Infographic for my research project
Purpose: To rhetorically and graphically represent the data from your research paper. An infographic is used by some to replace the standard essay. Because your research paper may have a good portion of information, you may choose to select to represent a portion of the paper instead.
Audience: Your audience is more broad and general than your research paper. Consider that if your research paper would appear in, for example, Parenting Today, your infographic would appear in USA Today.
Genre: Infographic. One of the best ways to familiarize yourself with the genre is to look at examples. Google the term infographic to review and analyze a variety of infographics.
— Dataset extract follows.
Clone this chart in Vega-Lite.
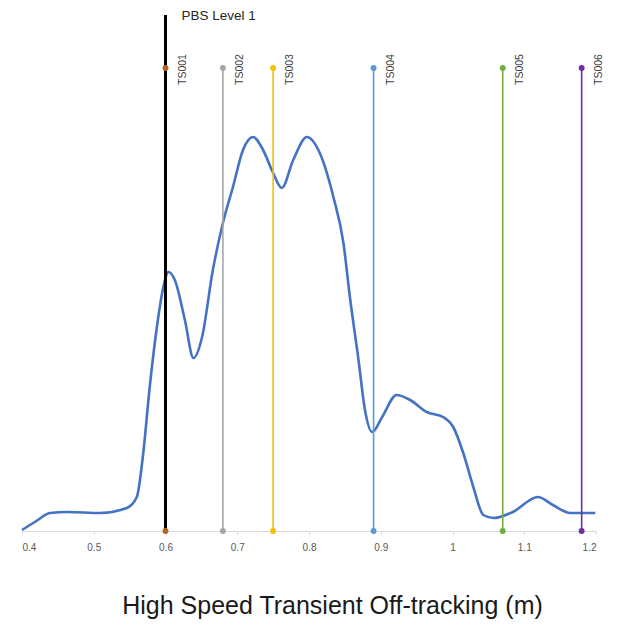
{
  "$schema": "https://vega.github.io/schema/vega-lite/v6.json",
  "autosize": "none",
  "width": 574,
  "height": 516,
  "padding": {"left": 22, "top": 15, "right": 27, "bottom": 97},
  "background": "white",
  "config": {"view": {"stroke": null}, "font": "Liberation Sans"},
  "datasets": {
    "curve": [
      {"x": 0.400, "d": 0.01}, {"x": 0.420, "d": 0.10}, {"x": 0.439, "d": 0.18}, {"x": 0.463, "d": 0.19},
      {"x": 0.509, "d": 0.18}, {"x": 0.546, "d": 0.23}, {"x": 0.560, "d": 0.34}, {"x": 0.569, "d": 0.78},
      {"x": 0.578, "d": 1.44}, {"x": 0.588, "d": 2.04}, {"x": 0.597, "d": 2.44}, {"x": 0.604, "d": 2.59},
      {"x": 0.613, "d": 2.51}, {"x": 0.627, "d": 2.11}, {"x": 0.639, "d": 1.73}, {"x": 0.651, "d": 1.94},
      {"x": 0.666, "d": 2.61}, {"x": 0.680, "d": 3.08}, {"x": 0.694, "d": 3.44}, {"x": 0.708, "d": 3.81},
      {"x": 0.722, "d": 3.94}, {"x": 0.736, "d": 3.81}, {"x": 0.750, "d": 3.58}, {"x": 0.762, "d": 3.43},
      {"x": 0.778, "d": 3.71}, {"x": 0.797, "d": 3.94}, {"x": 0.815, "d": 3.78}, {"x": 0.834, "d": 3.34},
      {"x": 0.848, "d": 2.88}, {"x": 0.857, "d": 2.34}, {"x": 0.869, "d": 1.71}, {"x": 0.878, "d": 1.21},
      {"x": 0.888, "d": 0.99}, {"x": 0.902, "d": 1.14}, {"x": 0.922, "d": 1.36}, {"x": 0.941, "d": 1.31},
      {"x": 0.964, "d": 1.19}, {"x": 0.987, "d": 1.14}, {"x": 1.001, "d": 1.04}, {"x": 1.015, "d": 0.78},
      {"x": 1.029, "d": 0.44}, {"x": 1.043, "d": 0.16}, {"x": 1.057, "d": 0.13}, {"x": 1.084, "d": 0.19},
      {"x": 1.119, "d": 0.34}, {"x": 1.140, "d": 0.26}, {"x": 1.164, "d": 0.18}, {"x": 1.199, "d": 0.18}
    ],
    "markers": [
      {"name": "TS001", "x": 0.60},
      {"name": "TS002", "x": 0.68},
      {"name": "TS003", "x": 0.75},
      {"name": "TS004", "x": 0.89},
      {"name": "TS005", "x": 1.07},
      {"name": "TS006", "x": 1.18}
    ],
    "pbs": [
      {"name": "PBS Level 1", "x": 0.60}
    ]
  },
  "encoding": {
    "x": {
      "field": "x",
      "type": "quantitative",
      "scale": {"domain": [0.4, 1.2], "nice": false, "zero": false},
      "axis": {
        "title": "High Speed Transient Off-tracking (m)",
        "values": [0.4, 0.5, 0.6, 0.7, 0.8, 0.9, 1, 1.1, 1.2],
        "format": "~g",
        "grid": false,
        "domainColor": "#d9d9d9",
        "tickColor": "#d9d9d9",
        "tickSize": 3,
        "labelFontSize": 10,
        "labelColor": "#595959",
        "labelPadding": 8,
        "titleFontSize": 25,
        "titleFontWeight": "normal",
        "titleColor": "#1a1a1a",
        "titlePadding": 41,
        "titleX": 310
      }
    }
  },
  "layer": [
    {
      "data": {"name": "curve"},
      "mark": {"type": "line", "interpolate": "monotone", "color": "#4472c4", "strokeWidth": 2.6},
      "encoding": {
        "y": {"field": "d", "type": "quantitative", "axis": null, "scale": {"domain": [0, 5.16], "nice": false}}
      }
    },
    {
      "data": {"name": "markers"},
      "mark": {"type": "rule", "strokeWidth": 1.6},
      "encoding": {
        "y": {"datum": 4.63},
        "y2": {"datum": 0},
        "color": {
          "field": "name",
          "type": "nominal",
          "legend": null,
          "scale": {
            "domain": ["TS001", "TS002", "TS003", "TS004", "TS005", "TS006"],
            "range": ["#b5651d", "#a6a6a6", "#f4c000", "#5b9bd5", "#70ad47", "#7030a0"]
          }
        }
      }
    },
    {
      "data": {"name": "pbs"},
      "mark": {"type": "rule", "strokeWidth": 3, "color": "#000000"},
      "encoding": {
        "y": {"datum": 5.16},
        "y2": {"datum": 0}
      }
    },
    {
      "data": {"name": "markers"},
      "mark": {"type": "point", "filled": true, "size": 35, "opacity": 1},
      "encoding": {
        "y": {"datum": 4.63},
        "color": {"field": "name", "type": "nominal", "legend": null}
      }
    },
    {
      "data": {"name": "markers"},
      "mark": {"type": "point", "filled": true, "size": 35, "opacity": 1},
      "encoding": {
        "y": {"datum": 0},
        "color": {"field": "name", "type": "nominal", "legend": null}
      }
    },
    {
      "data": {"name": "markers"},
      "mark": {"type": "text", "angle": 270, "align": "left", "baseline": "middle", "dy": 17, "fontSize": 10.5, "color": "#404040"},
      "encoding": {
        "y": {"datum": 4.46},
        "text": {"field": "name"}
      }
    },
    {
      "data": {"name": "pbs"},
      "mark": {"type": "text", "align": "left", "baseline": "middle", "dx": 16, "dy": 1, "fontSize": 13.5, "color": "#262626"},
      "encoding": {
        "y": {"datum": 5.16},
        "text": {"field": "name"}
      }
    }
  ]
}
Stance: Reasoned, persuasive
Medium: Print—submitted as a PDF
Resources: You’ll create your infographic from the sources you cite in your AB
Length: 1 full page
Due: March 14, 2018
Grading Criteria
Contains a compelling narrative with a sustained argument and analysis—flashy doesn’t necessarily mean good
Uses credible, quality primary and/or secondary research to develop the infographic
Maintain a clear focus toward your established audience throughout the infographic
Use conventions of standard written English (appropriate diction, no omitted words, grammar, punctuation, spelling).
This infographic has a compelling use of color, white space, and layout.
Notice the narrative structure of the infographic—the move from introductory material to a point-by-point comparison of dog vs. cat people.
The center graphic serves as a visual cue for a topic shift (much like the topic sentence of an essay).
Varying color creates visual variety, but the use of three main colors (blue, red, and white)—or variances of these colors—creates continuity in the infographic.
Even though there is a lot of statistical data being represented, notice there isn’t much use of charts or graphs.
Font choice in your infographic is very important. You should choose your font judiciously, as it tells a lot about you as a writer.
No, seriously, it is important (see how I chose an infographic to show you this? Very meta).